Corregedor regional do TRT de São Paulo, Eduardo de Azevedo Silva, entende que a judicialização é fruto de exageros de ambas as partes: “Há, sim, excessos pontuais de ambas as partes, seja por parte dos trabalhadores, como por parte dos empregadores, uns porque não raro reclamam direitos que sabem não ter e outros porque negam direitos que sabem estar obrigados a satisfazer.”

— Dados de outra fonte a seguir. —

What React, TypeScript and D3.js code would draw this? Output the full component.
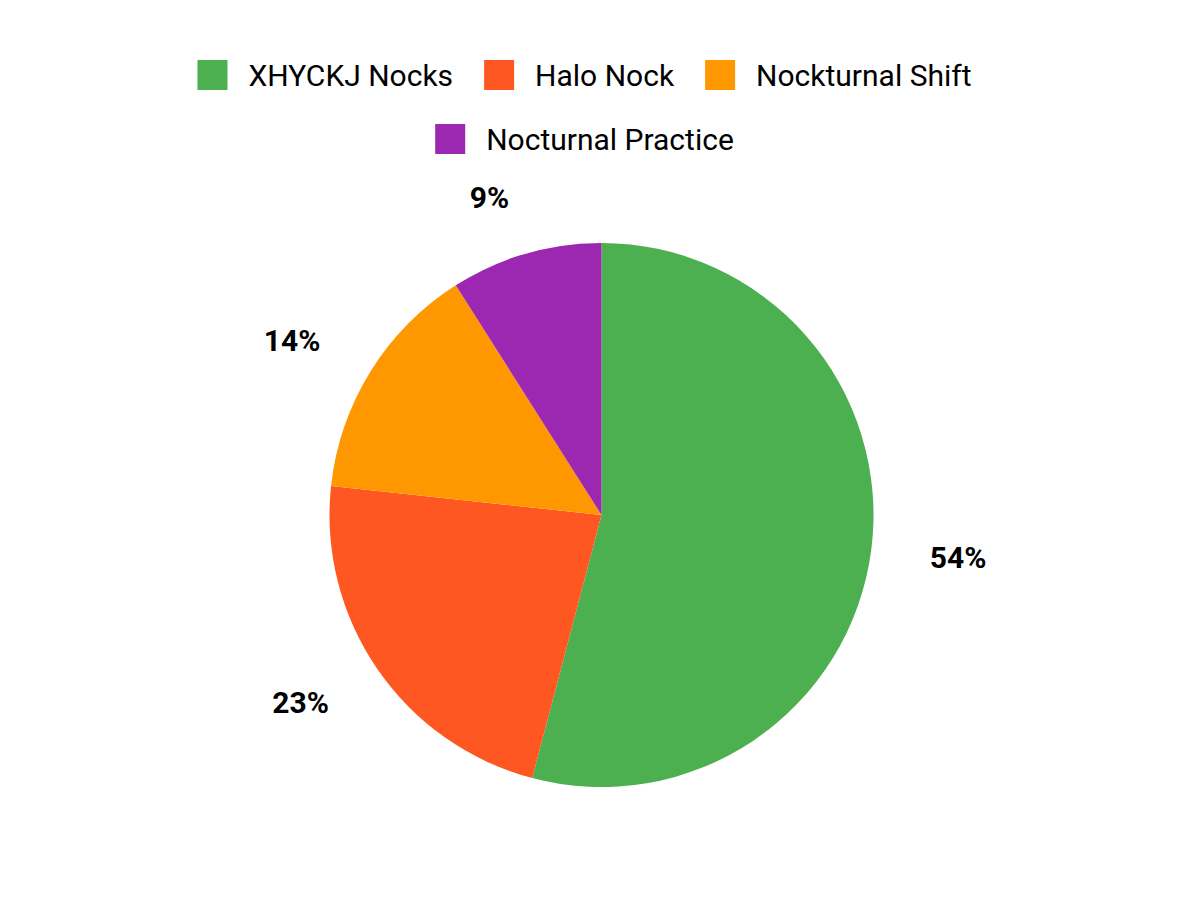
import * as d3 from "d3";
import { useEffect, useRef } from "react";

const CATEGORIES = ["XHYCKJ Nocks", "Halo Nock", "Nockturnal Shift", "Nocturnal Practice"];
const VALUES = [54.1, 22.6, 14.3, 9.0];
const COLORS = ["#4CAF50", "#FF5722", "#FF9800", "#9C27B0"];
const LEGEND_ROWS = [[0, 1, 2], [3]];

const W = 1200;
const H = 900;
const FONT = "Roboto, 'Noto Sans', sans-serif";

export default function App() {
  const svgRef = useRef<SVGSVGElement>(null);

  useEffect(() => {
    const svg = d3.select(svgRef.current);
    svg.selectAll("*").remove();

    const cx = 601.5;
    const cy = 515;
    const r = 272;
    const labelR = 331;

    const total = d3.sum(VALUES);
    const pie = d3
      .pie<number>()
      .sort(null)
      .value((d) => d)(VALUES);
    const arc = d3.arc<d3.PieArcDatum<number>>().innerRadius(0).outerRadius(r);
    const labelArc = d3
      .arc<d3.PieArcDatum<number>>()
      .innerRadius(labelR)
      .outerRadius(labelR);

    const g = svg.append("g").attr("transform", `translate(${cx},${cy})`);

    g.selectAll("path.slice")
      .data(pie)
      .join("path")
      .attr("class", "slice")
      .attr("fill", (_, i) => COLORS[i])
      .attr("d", arc);

    // outside labels, anchored on the side facing away from the pie
    g.selectAll("text.pct")
      .data(pie)
      .join("text")
      .attr("class", "pct")
      .attr("x", (d) => labelArc.centroid(d)[0])
      .attr("y", (d) => labelArc.centroid(d)[1])
      .attr("text-anchor", (d) => (labelArc.centroid(d)[0] < 0 ? "end" : "start"))
      .attr("dominant-baseline", "central")
      .attr("font-family", FONT)
      .attr("font-weight", 700)
      .attr("font-size", 30)
      .attr("fill", "#000")
      .text((d) => `${Math.round((d.value / total) * 100)}%`);

    // legend
    const lg = svg.append("g");
    const rowY = [75, 139];
    LEGEND_ROWS.forEach((row, ri) => {
      const items = row.map((idx) => {
        const t = lg
          .append("text")
          .attr("font-family", FONT)
          .attr("font-size", 30)
          .attr("fill", "#000")
          .attr("dominant-baseline", "central")
          .text(CATEGORIES[idx]);
        const tw = (t.node() as SVGTextElement).getComputedTextLength();
        return { idx, t, tw };
      });
      const totalW = d3.sum(items, (it) => 51 + it.tw + 31);
      let x = W / 2 - totalW / 2;
      items.forEach((it) => {
        lg.append("rect")
          .attr("x", x)
          .attr("y", rowY[ri] - 15)
          .attr("width", 30)
          .attr("height", 30)
          .attr("fill", COLORS[it.idx]);
        it.t.attr("x", x + 51).attr("y", rowY[ri]);
        x += 51 + it.tw + 31;
      });
    });
  }, []);

  return (
    <div style={{ position: "absolute", left: 0, top: 0, width: W, height: H, background: "#fff" }}>
      <svg ref={svgRef} width={W} height={H} />
    </div>
  );
}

A lista de temas mais recorrentes nas varas do Trabalho segue com ações relacionadas com a jornada de trabalho (18% das demandas), salários (17%) e contrato individual de trabalho (9%), a maioria tratando de questões factuais, tipo pagou ou não pagou, trabalhou ou não trabalhou, sem envolver questões de Direito propriamente ditas. O quinto tema mais julgado é o referente à responsabilidade civil do empregador e aos pedidos de indenização por dano moral e material aos empregados (7%). São questões que envolvem condições de trabalho e a dignidade do trabalhador e que cada vez mais entram na política de compliance das empresas com gerenciamento mais moderno.

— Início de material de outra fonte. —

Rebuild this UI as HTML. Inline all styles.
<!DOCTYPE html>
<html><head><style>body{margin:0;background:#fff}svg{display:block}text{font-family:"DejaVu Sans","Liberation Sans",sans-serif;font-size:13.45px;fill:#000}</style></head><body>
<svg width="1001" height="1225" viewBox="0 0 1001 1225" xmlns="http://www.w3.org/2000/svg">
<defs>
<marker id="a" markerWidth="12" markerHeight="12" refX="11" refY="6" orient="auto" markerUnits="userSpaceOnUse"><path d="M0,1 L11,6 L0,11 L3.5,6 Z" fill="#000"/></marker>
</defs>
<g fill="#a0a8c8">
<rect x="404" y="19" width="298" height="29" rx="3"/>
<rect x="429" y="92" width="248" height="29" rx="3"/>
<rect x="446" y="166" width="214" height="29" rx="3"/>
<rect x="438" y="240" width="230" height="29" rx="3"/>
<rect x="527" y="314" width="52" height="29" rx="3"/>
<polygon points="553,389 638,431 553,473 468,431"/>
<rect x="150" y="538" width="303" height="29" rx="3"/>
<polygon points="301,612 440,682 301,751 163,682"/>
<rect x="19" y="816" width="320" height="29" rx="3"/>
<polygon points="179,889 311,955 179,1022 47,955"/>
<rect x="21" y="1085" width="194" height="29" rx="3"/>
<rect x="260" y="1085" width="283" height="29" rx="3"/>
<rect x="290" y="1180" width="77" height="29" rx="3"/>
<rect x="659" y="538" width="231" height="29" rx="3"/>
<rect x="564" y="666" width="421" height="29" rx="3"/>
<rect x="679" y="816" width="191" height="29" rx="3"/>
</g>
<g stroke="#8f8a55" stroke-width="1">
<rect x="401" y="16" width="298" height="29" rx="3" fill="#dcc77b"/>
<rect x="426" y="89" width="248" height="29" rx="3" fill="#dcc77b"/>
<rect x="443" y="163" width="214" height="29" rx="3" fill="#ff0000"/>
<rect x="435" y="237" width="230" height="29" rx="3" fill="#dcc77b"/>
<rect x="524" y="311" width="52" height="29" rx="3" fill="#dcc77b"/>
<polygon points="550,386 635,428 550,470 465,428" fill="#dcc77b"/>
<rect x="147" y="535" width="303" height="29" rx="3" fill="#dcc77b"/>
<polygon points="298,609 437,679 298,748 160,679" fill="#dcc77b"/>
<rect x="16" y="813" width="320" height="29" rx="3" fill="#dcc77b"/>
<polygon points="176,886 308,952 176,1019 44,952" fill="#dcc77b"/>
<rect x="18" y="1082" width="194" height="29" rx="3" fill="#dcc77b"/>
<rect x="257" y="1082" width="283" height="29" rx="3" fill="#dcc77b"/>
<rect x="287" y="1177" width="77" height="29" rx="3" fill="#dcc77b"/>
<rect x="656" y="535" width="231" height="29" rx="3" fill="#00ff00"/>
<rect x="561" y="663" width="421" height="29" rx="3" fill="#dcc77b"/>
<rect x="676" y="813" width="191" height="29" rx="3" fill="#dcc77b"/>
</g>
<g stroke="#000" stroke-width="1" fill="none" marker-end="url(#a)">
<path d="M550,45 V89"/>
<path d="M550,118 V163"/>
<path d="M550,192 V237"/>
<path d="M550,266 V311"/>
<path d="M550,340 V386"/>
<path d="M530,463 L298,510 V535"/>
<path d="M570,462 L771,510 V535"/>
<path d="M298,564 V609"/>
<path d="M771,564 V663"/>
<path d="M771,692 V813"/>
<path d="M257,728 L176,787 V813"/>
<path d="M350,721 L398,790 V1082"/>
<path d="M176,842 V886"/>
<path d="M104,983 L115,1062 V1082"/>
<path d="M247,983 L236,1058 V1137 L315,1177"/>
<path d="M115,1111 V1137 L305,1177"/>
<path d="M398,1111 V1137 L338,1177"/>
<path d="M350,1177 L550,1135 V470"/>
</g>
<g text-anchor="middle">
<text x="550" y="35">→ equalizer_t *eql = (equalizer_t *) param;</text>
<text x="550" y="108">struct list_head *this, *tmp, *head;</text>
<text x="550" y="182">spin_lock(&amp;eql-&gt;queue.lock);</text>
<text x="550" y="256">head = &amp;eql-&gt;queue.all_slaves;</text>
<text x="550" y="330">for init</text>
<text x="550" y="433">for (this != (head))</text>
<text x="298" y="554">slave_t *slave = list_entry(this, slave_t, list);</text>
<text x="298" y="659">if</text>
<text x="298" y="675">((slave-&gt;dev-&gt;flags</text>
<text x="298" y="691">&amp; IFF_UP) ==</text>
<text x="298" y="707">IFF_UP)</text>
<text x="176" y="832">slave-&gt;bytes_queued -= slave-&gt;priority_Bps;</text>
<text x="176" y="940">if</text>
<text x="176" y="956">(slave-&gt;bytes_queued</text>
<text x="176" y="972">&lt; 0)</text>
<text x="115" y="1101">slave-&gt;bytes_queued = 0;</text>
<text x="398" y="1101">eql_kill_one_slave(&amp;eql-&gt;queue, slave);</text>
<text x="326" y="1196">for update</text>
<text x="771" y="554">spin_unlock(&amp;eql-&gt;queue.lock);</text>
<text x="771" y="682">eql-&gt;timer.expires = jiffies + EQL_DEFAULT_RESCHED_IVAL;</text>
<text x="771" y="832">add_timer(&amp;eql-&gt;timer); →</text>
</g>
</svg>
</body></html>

Entre as 20 demandas mais recorrentes no Judiciário Trabalhista, de acordo com o DataJud do CNJ, está o reconhecimento de relação de emprego, com a distribuição, em 2022, de 230 mil pedidos, aí englobando as novas relações de trabalho, desde a terceirização, até a uberização, passando por pejotização, MEI, trabalho intermitente, trabalhador autônomo. Da lista não escapam os velhos e bons representantes comerciais e, até mesmo, os advogados e seus escritórios de advocacia.

Em 2022, chegaram aos 25 tribunais e 1.587 varas do Trabalho do país cerca de três milhões de processos. No mesmo período, juízes (3,5 mil), desembargadores (585) e ministros (27) do Trabalho, julgaram 2,8 milhões de processos. Desse total, cerca de 1,8 milhão teve solução final, dos quais a metade nem foi a julgamento, enquanto um terço foi resolvido mediante acordo. Aguardam julgamento menos de dois milhões de processos, o equivalente a dois terços do que os juízes julgam em um ano. Nada alarmante. Significa que, do ponto de vista de eficiência operacional, a Justiça do Trabalho vai bem, obrigado.